Press release from the issuing company

DOVER, NH - August 28, 2003 - With a new contract to print more than 50,000 copies of Women’s Wear Daily, a daily international fashion newspaper owned by Fairchild, AFL Web Printing will more than double the size of its Heidelberg Mercury press. The 29-year-old commercial web printing company located in Voorhees, New Jersey will add 36 new printing couples by September. The expansion will give the press a total of 68 couples configured within 11 towers. "Our decision to expand the Mercury was based on the the volume demands of the new daily contract and the tremendous success we have had with this Heidelberg press," according to president, Dennis G. Forchic. AFL Web Printing installed the original Mercury with 24 printing couples and two JF-35 jaw folders in 1996. The company added eight couples in 2000. AFL Web Printing produces 900 different titles annually for close to 300 publishers. These non-heatset jobs include daily, weekly, monthly and specialty publications. Along with Women’s Wear Daily, the Mercury press will continue to print the Philadelphia-area Metro newspaper. With a circulation exceeding 160,000 copies, the free paper is believed to be the largest daily circulation newspaper in the United States printed on a single-width, one-around press, on one folder, according to Forchic. "The Mercury delivers superb print quality and reliability, but for the type of work we do, the versatility and makeready speed are equally important," Forchic explains. Each week AFL Web Printing completes an average of 300 press transactions, a term Forchic uses to refer to complete job changeovers and edition changes.

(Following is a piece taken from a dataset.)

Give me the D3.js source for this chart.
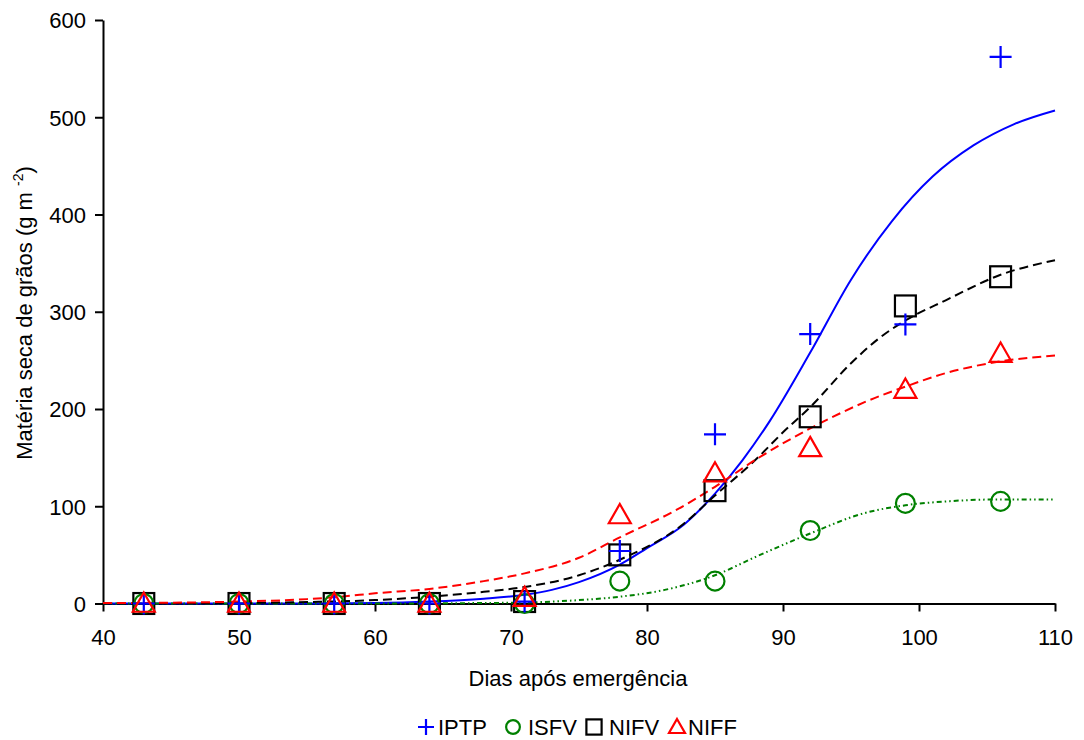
<!DOCTYPE html>
<html>
<head>
<meta charset="utf-8">
<script src="https://d3js.org/d3.v7.min.js"></script>
<style>
  body { margin: 0; background: white; }
  svg { font-family: "Liberation Sans", Arial, sans-serif; }
</style>
</head>
<body>
<svg width="1084" height="740"></svg>
<script>
// observed days
var days = [43, 50, 57, 64, 71, 78, 85, 92, 99, 106];
var iptp = [0, 0, 0, 0, 2, 54, 174, 277, 287, 562];
var isfv = [0, 0, 0, 0, 0, 23, 23, 75, 103, 105];
var nifv = [0, 0, 0, 0, 2, 50, 116, 192, 306, 336];
var niff = [0, 0, 0, 0, 6, 91, 134, 160, 220, 257];

// fitted curves
var fitIptpX = [40, 55, 60, 64, 68, 71, 73, 75, 78, 80, 82.7, 85, 87, 89, 92, 95, 98, 101, 104, 107, 110];
var fitIptpY = [0, 0, 0.5, 2, 5, 9, 14, 22, 40, 57, 81, 113, 147, 187, 258, 333, 393, 439, 471, 493, 507];
var fitIsfvX = [40, 60, 68, 71, 75, 78, 81.3, 85, 88, 92, 96, 99, 102, 106, 110];
var fitIsfvY = [0, 0, 0.5, 1, 3.5, 7, 14, 29, 48, 72, 93, 101, 105, 107, 107];
var fitNifvX = [40, 50, 55, 60, 64, 68, 71, 75, 78, 82.7, 85, 88, 90, 92, 95, 97, 99, 102, 106, 110];
var fitNifvY = [0, 0.5, 1.5, 3.5, 7, 12, 17, 29, 45, 82, 111, 148, 176, 202, 247, 272, 291, 312, 338, 353];
var fitNiffX = [40, 45, 50, 55, 57.5, 60, 64, 68, 71, 75, 78, 82, 85, 88, 92, 96, 99, 102, 106, 110];
var fitNiffY = [0.5, 0.8, 2, 4.5, 7, 10.5, 15, 23, 31, 47, 68, 95, 120, 148, 180, 207, 223, 237, 249, 255];

var xTicks = [40, 50, 60, 70, 80, 90, 100, 110];
var yTicks = [0, 100, 200, 300, 400, 500, 600];
var names = ["IPTP", "ISFV", "NIFV", "NIFF"];
var colors = ["#0000ff", "#008000", "#000000", "#ff0000"];

var svg = d3.select("svg");
var x = d3.scaleLinear().domain([40, 110]).range([103, 1055]);
var y = d3.scaleLinear().domain([0, 600]).range([603.5, 20]);

// axes
var xAxis = svg.append("g").attr("transform", "translate(0," + y(0) + ")")
  .call(d3.axisBottom(x).tickValues(xTicks).tickSize(8).tickSizeOuter(0).tickPadding(18));
var yAxis = svg.append("g").attr("transform", "translate(" + x(40) + ",0)")
  .call(d3.axisLeft(y).tickValues(yTicks).tickSize(8).tickSizeOuter(0).tickPadding(9));
[xAxis, yAxis].forEach(function (a) {
  a.selectAll("path, line").attr("stroke", "#000").attr("stroke-width", 2);
  a.selectAll("text").attr("font-size", 22).attr("fill", "#000")
    .attr("font-family", "'Liberation Sans', Arial, sans-serif");
});
yAxis.selectAll("text").attr("dy", "0.36em");

// fitted lines
var line = d3.line().x(function (d) { return x(d[0]); }).y(function (d) { return y(d[1]); })
  .curve(d3.curveMonotoneX);
var fits = [
  [fitIptpX, fitIptpY, null],
  [fitIsfvX, fitIsfvY, "5,3,1.5,3,1.5,3"],
  [fitNifvX, fitNifvY, "9,5"],
  [fitNiffX, fitNiffY, "9,5"]
];
fits.forEach(function (f, i) {
  svg.append("path")
    .datum(d3.zip(f[0], f[1]))
    .attr("d", line)
    .attr("fill", "none")
    .attr("stroke", colors[i])
    .attr("stroke-width", 2)
    .attr("stroke-dasharray", f[2]);
});

// marker shapes
function marker(g, k, s) {
  if (k == 0) {
    g.append("path").attr("d", "M" + (-s) + ",0H" + s + "M0," + (-s) + "V" + s);
  } else if (k == 1) {
    g.append("circle").attr("r", s * 0.86);
  } else if (k == 2) {
    g.append("rect").attr("x", -s * 0.95).attr("y", -s * 0.95).attr("width", s * 1.9).attr("height", s * 1.9);
  } else {
    g.append("path").attr("d", "M0," + (-s) + "L" + s + "," + (s * 0.75) + "L" + (-s) + "," + (s * 0.75) + "Z");
  }
  g.selectAll("*").attr("fill", "none").attr("stroke", colors[k]).attr("stroke-width", 2.2);
}

var series = [iptp, isfv, nifv, niff];
var drawOrder = [2, 1, 0, 3];
drawOrder.forEach(function (k) {
  series[k].forEach(function (v, j) {
    var g = svg.append("g").attr("transform", "translate(" + x(days[j]) + "," + y(v) + ")");
    marker(g, k, 11);
  });
});

// axis titles
svg.append("text")
  .attr("x", 578).attr("y", 686)
  .attr("text-anchor", "middle").attr("font-size", 22)
  .text("Dias após emergência");

var yl = svg.append("text")
  .attr("transform", "translate(32,313) rotate(-90)")
  .attr("text-anchor", "middle").attr("font-size", 22);
yl.append("tspan").text("Matéria seca de grãos (g m ");
yl.append("tspan").attr("font-size", 14).attr("dy", -9).text(" -2");
yl.append("tspan").attr("dy", 9).text(")");

// legend
var legX = [426, 513, 594, 677];
var legText = [438, 528, 609, 688];
names.forEach(function (n, k) {
  var g = svg.append("g").attr("transform", "translate(" + legX[k] + ",727)");
  marker(g, k, 8);
  svg.append("text").attr("x", legText[k]).attr("y", 735)
    .attr("font-size", 22).text(n);
});
</script>
</body>
</html>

For added flexibility of webbing, the new system will increase the total number of pasters located on the gear side of the press to 16. Forchic cited engineering, technical support and service as critical factors in his company's relationship with Heidelberg. "They have worked side-by-side with us over the past eight years to help us customize a press for our unique requirements and then expand it as those requirments have evolved," he explains.